Acevedo, however, tells a different story. She says that after her sexual orientation became apparent, she was subject to a trumped-up internal affairs investigation. Instead of coming to her defense, she says, Kroeker "dropped me like a hot pan."

She sued the LAPD for sexual harassment in 1993; her case was eventually settled for $750,000. "What he did to me was all about abandonment," Acevedo says of Kroeker. "Not once during my six-year ordeal did he contact me, even as my health was failing."

Kroeker denied cutting off ties with Acevedo. And, he says, it's "unfair" that his personal views are being aired in public, although he acknowledges that "people have the right to wonder."

Among those wondering are members of the City Council.

"How far can you go in divorcing personal views from job performance?" says City Commissioner Dan Saltzman.
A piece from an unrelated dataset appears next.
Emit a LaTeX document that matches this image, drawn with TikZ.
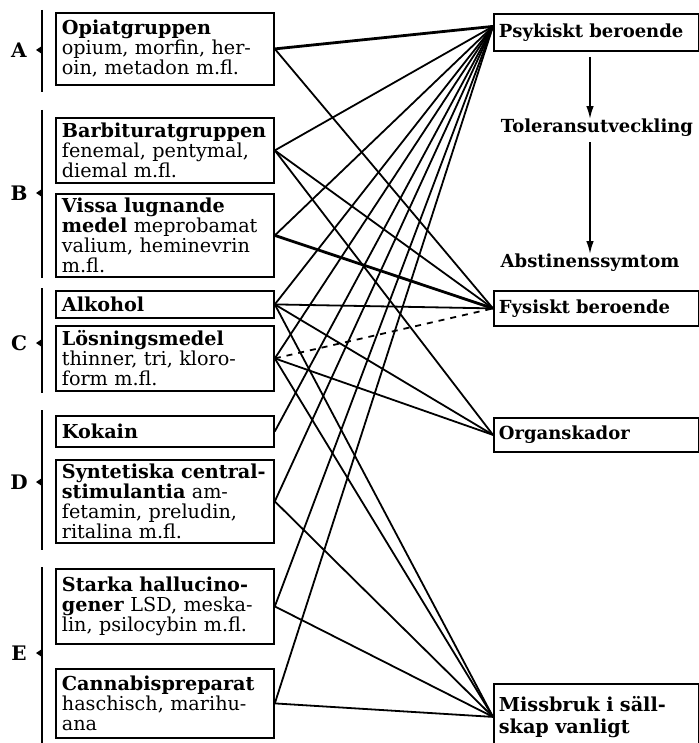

"Bigotry under any umbrella is still bigotry," says City Commissioner Erik Sten. "The chief and the mayor need to have some real conversations about 'Is this the right fit?'"

Mayoral aide Elise Marshall says an in-depth background check performed by Shannon Associates, a Sacramento recruiting firm hired for the chief search, did not turn up any anti-gay statements. WW, however, was able to locate the tapes during a simple Internet search.

Moreover, Katz was warned about Kroeker's views before she hired him.

Former Portland police chief Penny Harrington, who's lived in the Los Angeles area since 1988, says she spoke for a half-hour with a mayoral aide last December, before Kroeker was hired. In particular, Harrington says she noted the LAPD's strained relationship with the gay and lesbian community. Harrington says she never received a return call.

Stephen Yagman, a Los Angeles lawyer who has been critical of the LAPD, says he, too, called Katz a week before she picked Kroeker and left a voicemail message raising concerns. "Had Ms. Katz called me back, I would have shared with her that in my view he was intolerant of gays and lesbians," he told WW.

Strangely silent in all of this is Katz herself. She hasn't spoken with Kroeker or the press. In a written statement released Tuesday, she said she wanted to "reassure the community that I share their concerns."